Is Natural Selection Like a Computer Algorithm?
Analogies can be useful, but they can also distract from what's really important. Consider a simple example. Say you are at a playground, and you hear a steady din of children's voices at play. You notice that the sound has spectral characteristics: a particular frequency range, dynamic range, and time variation, with occasional spikes. As a scientist, you produce a mathematical model to characterize the sound spectrum. You even make a prediction: the addition of n more children will cause the intensity to rise, but not the average pitch. Finding confirmation, you call your model the Weighted Playground Spectral Algorithm (WPSA) and publish it in a journal, where you apply it to galactic spectra. What have you done?

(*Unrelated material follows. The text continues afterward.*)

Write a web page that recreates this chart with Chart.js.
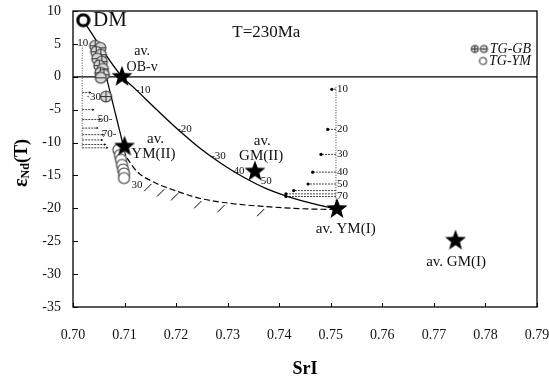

While your model might be useful in some contexts, it obscures what is most important about the playground: the minds, emotions and needs of the children and their parents. A star's light is not in the same ballpark (or playground) as a child calling out cheerfully, "Daddy! Watch me slide down the slide!" Yet we see a similar fallacy in a Commentary for PNAS by Nicholas H. Barton, Sebastian Novak, and Tiago Paixão of the Institute of Science and Technology in Austria. They compare evolution to computer science.
In "Diverse forms of selection in evolution and computer science," the authors notice that a particular mathematical model, the Multiplicative Weights Update Algorithm (MWUA) used in computer science, seems to fit some evolutionary scenarios, too. Launching from a paper by Chastain et al. called "Algorithms, Games and Evolution," they find this similarity interesting, and perhaps fruitful.

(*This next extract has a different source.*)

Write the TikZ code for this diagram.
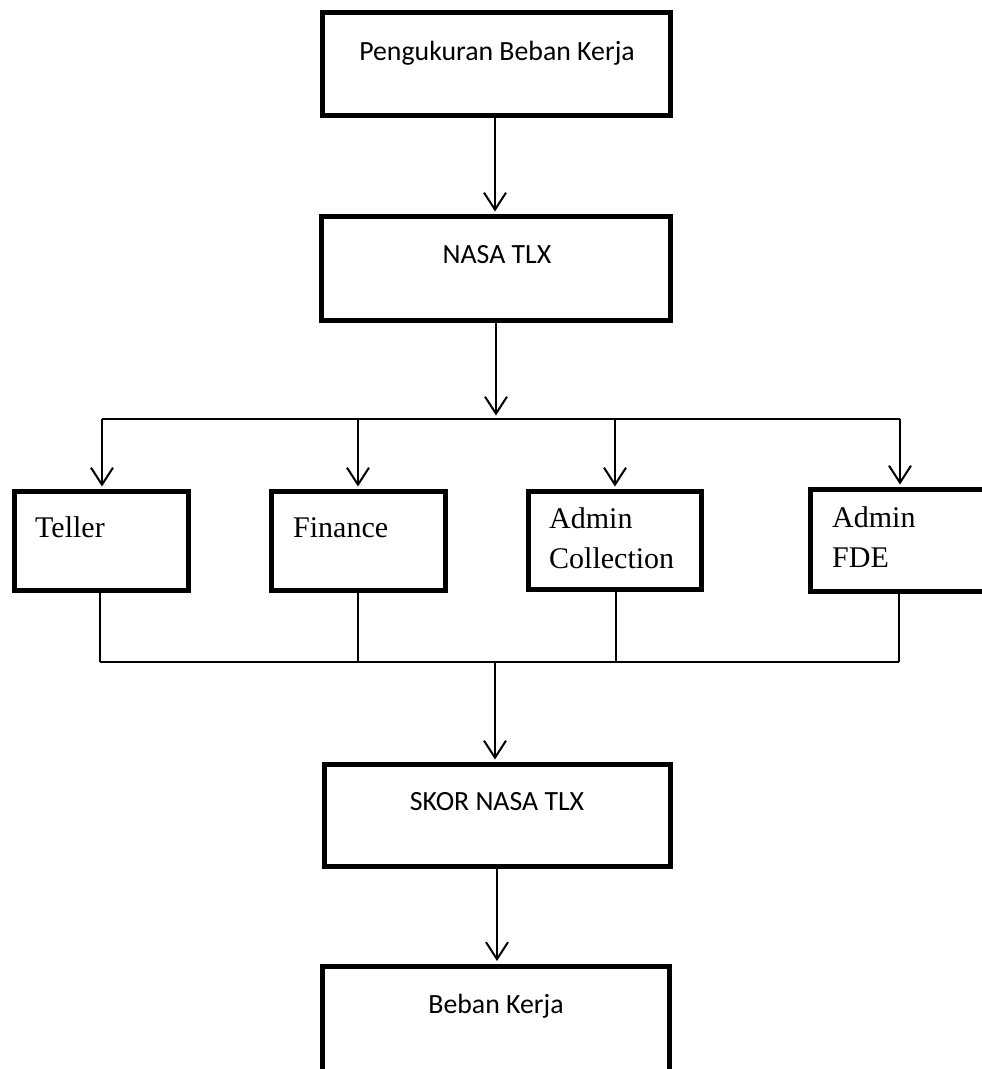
\documentclass[tikz,border=0pt]{standalone}
\usepackage{fontspec}
\setmainfont{Liberation Serif}
\newfontfamily\calib{Carlito}
\usetikzlibrary{arrows.meta,calc}
\begin{document}
\begin{tikzpicture}[x=1pt,y=-1pt,
  box/.style={draw,line width=5pt,rectangle,inner sep=0pt},
  conn/.style={line width=2pt},
  arr/.style={conn,-{Straight Barb[length=17pt,width=22pt,line width=2pt]},shorten >=2.5pt},
  sanstxt/.style={font=\calib\fontsize{27.8}{32}\selectfont,anchor=base,inner sep=0pt},
  seriftxt/.style={font=\fontsize{30}{40}\selectfont,anchor=base west,inner sep=0pt,align=left}
]
\clip (0,0) rectangle (982,1069);
\fill[white] (0,0) rectangle (982,1069);

% boxes
\node[box,minimum width=348pt,minimum height=103pt] (top) at (496.5,64) {};
\node[box,minimum width=349pt,minimum height=104pt] (nasa) at (496,268.5) {};
\node[box,minimum width=174pt,minimum height=99pt] (teller) at (101.5,541) {};
\node[box,minimum width=174pt,minimum height=99pt] (fin) at (358.5,541) {};
\node[box,minimum width=173pt,minimum height=98pt] (adc) at (615,540.5) {};
\node[box,minimum width=175pt,minimum height=102pt] (fde) at (897.5,540.5) {};
\node[box,minimum width=346pt,minimum height=102pt] (skor) at (497.5,815.5) {};
\node[box,minimum width=347pt,minimum height=140pt] (beban) at (496,1036) {};

% texts
\node[sanstxt] (ttop) at (497,60) {Pengukuran Beban Kerja};
\node[sanstxt] (tnasa) at (497,263) {NASA TLX};
\node[sanstxt] (tskor) at (497,810) {SKOR NASA TLX};
\node[sanstxt] (tbeban) at (496,1013) {Beban Kerja};
\node[seriftxt] (tteller) at (35,537) {Teller};
\node[seriftxt] (tfin) at (293,537) {Finance};
\node[seriftxt] (tadc) at (549,568) {Admin\\Collection};
\node[seriftxt] (tfde) at (832,567) {Admin\\FDE};

% bus coordinates
\coordinate (bt1) at (102,419);
\coordinate (bt2) at (358,419);
\coordinate (bt3) at (615,419);
\coordinate (bt4) at (900,419);
\coordinate (btm) at (496,419);
\coordinate (bb1) at (100,662);
\coordinate (bb2) at (358,662);
\coordinate (bb3) at (616,662);
\coordinate (bb4) at (899,662);
\coordinate (bbm) at (495,662);

% connectors
\draw[arr] (top.south -| 495,0) -- (nasa.north -| 495,0);
\draw[arr] (nasa.south -| btm) -- ($(btm)+(0,-1)$);
\draw[conn] (bt1) -- (bt4);
\draw[arr] (bt1) -- (teller.north -| bt1);
\draw[arr] (bt2) -- (fin.north -| bt2);
\draw[arr] (bt3) -- (adc.north -| bt3);
\draw[arr] (bt4) -- (fde.north -| bt4);
\draw[conn] (teller.south -| bb1) -- (bb1);
\draw[conn] (fin.south -| bb2) -- (bb2);
\draw[conn] (adc.south -| bb3) -- (bb3);
\draw[conn] (fde.south -| bb4) -- (bb4);
\draw[conn] (bb1) -- (bb4);
\draw[arr] (bbm) -- (skor.north -| bbm);
\draw[arr] (skor.south -| 497,0) -- (beban.north -| 497,0);
\end{tikzpicture}
\end{document}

The astonishing diversity of complex adaptations that we see in the living world has been produced by natural selection, over ∼ 3.5 billion years of evolution. Information from the largely random survival and reproduction of past organisms has accumulated to produce genomes that are precisely fitted to diverse environments. In PNAS, Chastain et al. show that natural selection on freely recombining populations is equivalent to the multiplicative weights update algorithm (MWUA), an efficient optimization algorithm that has been discovered many times in computer science, statistics, and economics. Whether this equivalence explains the extraordinary effectiveness of natural selection, or conversely, of artificial algorithms, depends on one's perspective. Perhaps surprisingly, theoretical results in population genetics and in computer science look quite different, even when they deal with essentially the same questions. Thus, the equivalence identified by Chastain et al. allows these different results to be transferred between fields in both directions. (Emphasis added.)
The obvious problem with this line of thinking is that evolution has no algorithm! By definition, it is aimless, unguided, and mindless -- unlike an economist, statistician, or computer scientist. Like the playground voices compared to stellar spectra, any similarities will surely be swamped by more important differences. We also see that the commenters assume natural selection created all the "astonishing diversity of complex adaptations" in the living world, forcing them to try to fit an intelligent-design algorithm on what they believe originated by chance. Here's how Chastain et al. commit the same question-begging error:
Even the most seasoned students of evolution, starting with Darwin himself, have occasionally expressed amazement that the mechanism of natural selection has produced the whole of Life as we see it around us. There is a computational way to articulate the same amazement: "What algorithm could possibly achieve all this in a mere three and a half billion years?" In this paper we propose an answer: We demonstrate that in the regime of weak selection, the standard equations of population genetics describing natural selection in the presence of sex become identical to those of a repeated game between genes played according to multiplicative weight updates (MWUA), an algorithm known in computer science to be surprisingly powerful and versatile. MWUA maximizes a tradeoff between cumulative performance and entropy, which suggests a new view on the maintenance of diversity in evolution.
Once again, they first assume evolution, then try to force-fit an intelligently designed algorithm (MWUA) onto the whole of life. This is fallacious. It takes a mind to assign weights, play games to win, and run algorithms. It takes a mind to recognize a tradeoff, measure performance, and counteract entropy. A mindless world is incapable of such things. The authors have merely transferred their own mental activity onto a world that they must assume, being Darwinists, is blind and uncaring. Barton and colleagues never quite catch the absurdity of the comparison:
Although computer science and evolutionary biology appear to be very different fields, there are some surprisingly close parallels, which are apparent if one thinks of natural selection as providing a general algorithm by which populations can efficiently learn about their environment. Although the questions in each field differ, there are common themes -- not least, how rapidly can evolutionary algorithms act? In computer science terms, what is the complexity of an evolutionary algorithm, or in other words, how does the runtime scale with the dimensionality of the environment, genome size, population size, and so on? It is striking that, although these different fields deal with similar problems, their theoretical structures are quite different, giving an opportunity for fruitful transfer.
The only algorithm possible for evolutionary theory is what we might dub (after Berlinski) the SDLA: the "Sheer Dumb Luck" Algorithm. Unfortunately, that algorithm is weighted heavily in favor of entropy and extinction. We would hope that Darwinists would not try to transfer their algorithm back onto the computer scientists. It may be too late for the economists.